Shrinking market share and lower ARPU. We foresee its subscriber’s market share to be shaved by another 0.3-0.5ppt to 25-25.2% in 2Q09, mainly losing to Celcom in the youth and migrant worker segments. Celcom has very aggressively promoted an XPAX plan which targets the youth segment, whereas its MVNO partner Merchantrade focuses on the migrant worker segment. Digi’s blended ARPU is expected to decline by RM1 to RM55 in 2Q09, attributed to weaker consumption, and 5% lower than our ARPU forecast of RM57.90 for 2009. These two factors suggest that 2Q09 revenue would contract 1.0-1.5% qoq.

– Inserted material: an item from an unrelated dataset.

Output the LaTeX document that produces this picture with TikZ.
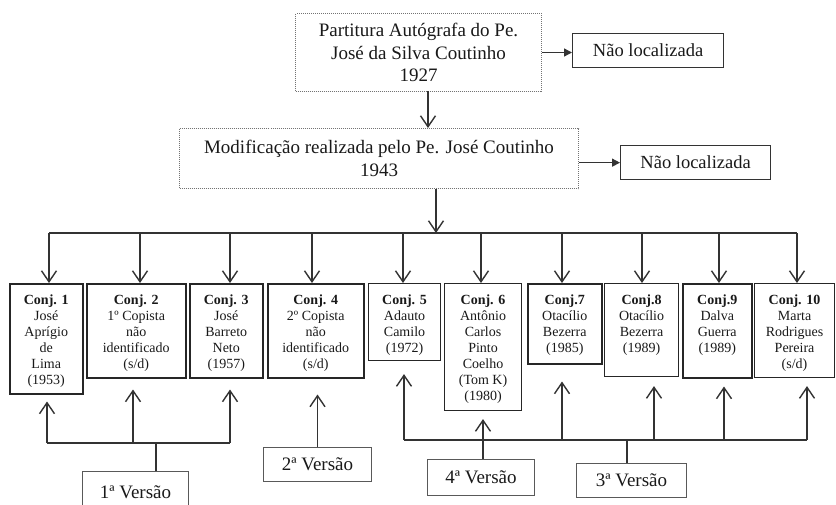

1H09 net profit to come in below consensus, margins still under pressure. 1H09 net profit is expected to be within our expectation but below consensus estimate by 4.1%. We expect EBITDA margin of 43-44% in 2Q09 (1Q09: 44.6%), partly due to price pressure and associated expenses on expanding 3G broadband services in Penang and Kota Kinabalu. Net profit could be further impacted by amortisation of 3G licence cost.

New strategy to stem declining market share. DiGi has just launched two new plans, DG Family plan and Hit1 plan, to strengthen its hold on the family and youth segment respectively. This marks a shift in its marketing strategy from a product-oriented to a segment-oriented approach. DG Family plan allows a primary post-paid subscriber to transfer talktime credit to up to three prepaid supplementary lines and enjoy unlimited free calls, and nationwide SMS and MMS services. Under Hit1 plan, once the user spends a minimum RM1 a day on domestic SMS, he is entitled to flat rates on calls (12sen/min from original 36sen/min), SMS (1sen/SMS from original 10sen/SMS) and a maximum daily charge of RM5 for unlimited mobile Internet use.

These plans are clearly part of DiGi’s defensive strategy to stem its declining share in the prepaid market segment and to capture the growing family and youth segments. However, the impact will only be felt from 3Q09 onwards. Going forward, we foresee the telco sector becoming even more competitive as other competitors launch aggressive call plans. This reinforces our view that DiGi’s EBITDA margin is likely to decline further from 45.1% in 2008 to 42% in 2009.

We expect revenue to contract in 2Q09, its second consecutive quarterly contraction.. EBITDA margin is expected to remain below 45%. Maintain SELL with fair price at RM20.00/share.